Size transient storage pool - connect_cdc_sqdata - Latest

Connect CDC (SQData) Change Data Capture

Product type
Software
Portfolio
Integrate
Product family
Connect
Product
Connect > Connect CDC (SQData)
Version
Latest
Language
English
Product name
Connect CDC (SQData)
Title
Connect CDC (SQData) Change Data Capture
Copyright
2024
First publish date
2000
Last edition
2024-09-05
Last publish date
2024-09-05T15:00:09.754973

The CDCStore Storage Agent utilizes a memory mapped storage pool to speed captured change data on its way to Engines. It is designed to do so without "landing" the data, after it has been mined from a database log. Configuration of the Storage Agent requires the specification of both the memory used to cache changed data as well as the disk storage used if not enough memory can be allocated to hold large units-of-work and other concurrent workload.

Memory is allocated in 8MB blocks with a minimum of 4 blocks allocated or 32MB of system memory. The disk storage pool is similarly allocated in files made up of 8MB blocks. While ideally the memory allocated would be large enough to maintain the log generated by the longest running transaction AND all other transactions running concurrently, that will most certainly be impractical if not impossible.

Ultimately, there are two situations to be avoided which govern the size of the disk storage pool:

Large Units of Work - While never advisable, some batch processes may update very large amounts of data before committing the updates. Often such large units of work may be unintentional or even accidental but must still be accommodated. The storage pool must be able to accommodate the entire unit of work or a DEADLOCK condition will be created.

Archived Logs - Depending on workload, database logs will eventually be archived at which point the data remains accessible to the Capture Agent but at a higher cost in terms of CPU and I/O. Under normal circumstances, captured data should be consumed by Engines in a timely fashion making the CDCStore FULL condition one to be aware of but not necessarily concerned about. If however the cause is a stopped Engine, the duration of the outage could result in un-captured data being archived.

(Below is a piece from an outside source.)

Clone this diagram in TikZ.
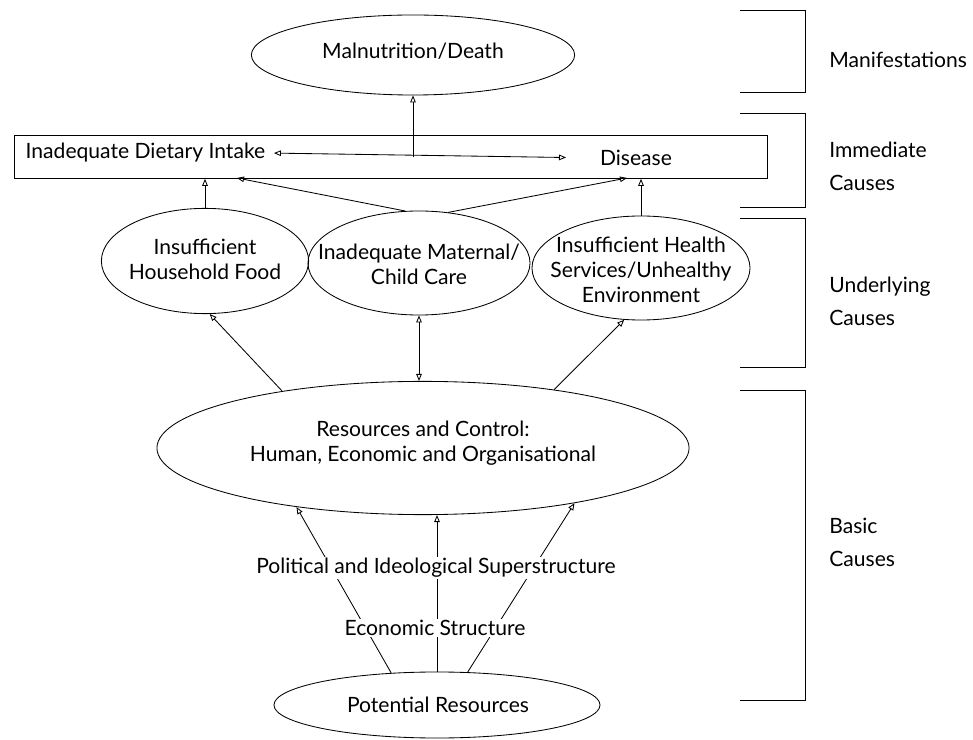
\documentclass[tikz,border=0pt]{standalone}
\usepackage{fontspec}
\setmainfont{Lato}
\usetikzlibrary{arrows.meta,positioning,shapes.geometric}

\begin{document}
\begin{tikzpicture}[x=0.025cm, y=-0.025cm,
        oval/.style={draw, ellipse, inner sep=0pt, line width=0.6pt},
        txt/.style={inner sep=1pt, align=center, font=\fontsize{15}{18}\selectfont},
        lbl/.style={anchor=west, align=left, inner sep=0pt, font=\fontsize{15}{18}\selectfont},
        arr/.style={-{Triangle[open,length=5pt,width=4pt]}, line width=0.6pt},
        darr/.style={{Triangle[open,length=5pt,width=4pt]}-{Triangle[open,length=5pt,width=4pt]}, line width=0.6pt},
        bracket/.style={line width=0.7pt}
      ]
        \useasboundingbox (0,0) rectangle (973,740);
        % manifestations
        \node[oval, minimum width=8.08cm, minimum height=2cm] (death) at (413,55) {};
        \node[txt] (deathtxt) at (413,51) {Malnutrition/Death};
        % immediate causes
        \node[draw, line width=0.6pt, minimum width=18.8cm, minimum height=1.07cm, inner sep=0pt] (immed) at (391,157) {};
        \node[txt, anchor=west] (intake) at (24,153) {Inadequate Dietary Intake};
        \node[txt] (disease) at (636,158) {Disease};
        \coordinate (hub) at (413,157);
        \draw[arr] (hub) -- (death);
        \draw[darr, shorten <=5pt, shorten >=23pt] (intake.east) -- (disease.west);
        % underlying causes
        \node[oval, minimum width=5.18cm, minimum height=2.63cm] (food) at (205,261) {};
        \node[txt] (foodtxt) at (205,259) {Insufficient\\Household Food};
        \node[oval, minimum width=5.55cm, minimum height=2.6cm] (care) at (419,263) {};
        \node[txt] (caretxt) at (419,264) {Inadequate Maternal/\\Child Care};
        \node[oval, minimum width=5.45cm, minimum height=2.6cm] (health) at (641,268) {};
        \node[txt] (healthtxt) at (641,270) {Insufficient Health\\Services/Unhealthy\\Environment};
        \coordinate (inl) at (237,178);
        \coordinate (inr) at (627,178);
        \draw[arr] (food.north) -- (food.north |- immed.south);
        \draw[arr] (health.north) -- (health.north |- immed.south);
        \draw[arr] (care.105) -- (inl);
        \draw[arr] (care.60) -- (inr);
        % basic causes
        \node[oval, minimum width=13.3cm, minimum height=3.33cm] (res) at (423,448) {};
        \node[txt] (restxt) at (423,443) {Resources and Control:\\Human, Economic and Organisational};
        \node[oval, minimum width=8.15cm, minimum height=1.65cm] (pot) at (437,705) {};
        \node[txt] (pottxt) at (438,705) {Potential Resources};
        \draw[arr] (res.158) -- (food.275);
        \draw[darr] (care.south) -- (care.south |- res.north);
        \draw[arr] (res.24) -- (health.252);
        \draw[arr] (pot.145) -- (res.205);
        \draw[arr] (pot.north) -- (pot.north |- res.south);
        \draw[arr] (pot.47) -- (res.340);
        \node[txt, fill=white] (polit) at (436,568) {Political and Ideological Superstructure};
        \node[txt, fill=white] (econ) at (435,628) {Economic Structure};
        % levels
        \foreach \t/\b in {10/92, 113/207, 218/367, 390/700}
          \draw[bracket] (740,\t) -- (805,\t) -- (805,\b) -- (740,\b);
        \node[lbl] (lman) at (829,60) {Manifestations};
        \node[lbl] (limm) at (829,166) {Immediate\\[5.5pt]Causes};
        \node[lbl] (lund) at (829,301) {Underlying\\[5.5pt]Causes};
        \node[lbl] (lbas) at (829,542) {Basic\\[5.5pt]Causes};
      \end{tikzpicture}
\end{document}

The environment and workload may make it impossible to allocate enough memory to cache a worse case or even the average workload, therefore we recommend two methods for sizing the storage pool based on the availability of logging information.

If detailed statistics are available:

  1. Gather information to estimate the worse case log space utilization (longest running Db2 transaction AND all other Db2 transactions running concurrently) - We will refer to this number as MAX.
  2. Gather information to estimate the log space consumed by an "Average size" Db2 transaction and multiply by the number of average concurrent transactions - We will refer to this number as AVG.
  3. Plan to allocate disk files in your storage pool as large as the Average (AVG) concurrent transaction Log space consumed. Divide the value of AVG by 8 (number of MB in each block) - This will give you the Number-of-Blocks in a single file
  4. Divide the value of MAX by 8 (number of MB in each block) and again by the Number of Blocks to calculate the number of files to allocate which we will refer to as Number-of-Files. Note, dividing the value of MAX by AVG and rounding to the nearest whole number should result in the same value for N.

Example:

Number-of-Blocks = AVG / 8 (MB per block)

Number-of-Files = MAX / 8 / Number-of-Blocks (which is the same as Number-of-Files = MAX / AVG)

If detailed statistics are NOT available:

  1. Precisely recommends using a larger number of small disk files in the storage pool and suggests beginning with 256MB files. Dividing 256MB by the 8MB block size gives the Number-of-Blocks in a single file, 32.
  2. Precisely recommends allocating a total storage pool of 2GB (2048MB) as the starting point. Divide that number by 256MB to calculate the Number-of-Files required to hold 2GB of active LOG which would be 8.

Example:

Number-of-Blocks = 256MB / 8MB = 32

Number-of-Files = 2048MB / 256 = 8

Use these values to configure the CDCStore Storage Agent in the next section.

Notes:

  • Remember that it is possible to adjust these values once experience has been gained and performance observed. See the section "Display Storage Agent Statistics" in the Operations section below.
  • Think of the value for Number-of-Files as a file Extent, in that another file will be allocated only if the MEMORY cache is full and all of the Blocks (Number-of-Blocks) in the first file have been used and none are released before additional 8MB Blocks are required to accommodate an existing incomplete unit of work or other concurrent units of work.
  • While the number of Number-of-Blocks and Number-of-Files can be dynamically adjusted they will apply only to new files allocated. It will be necessary to stop and restart the Storage Agent for changes to MEMORY.
  • Multiple Directories can also be allocated but this is only practical if the File system itself fills and a second directory becomes necessary.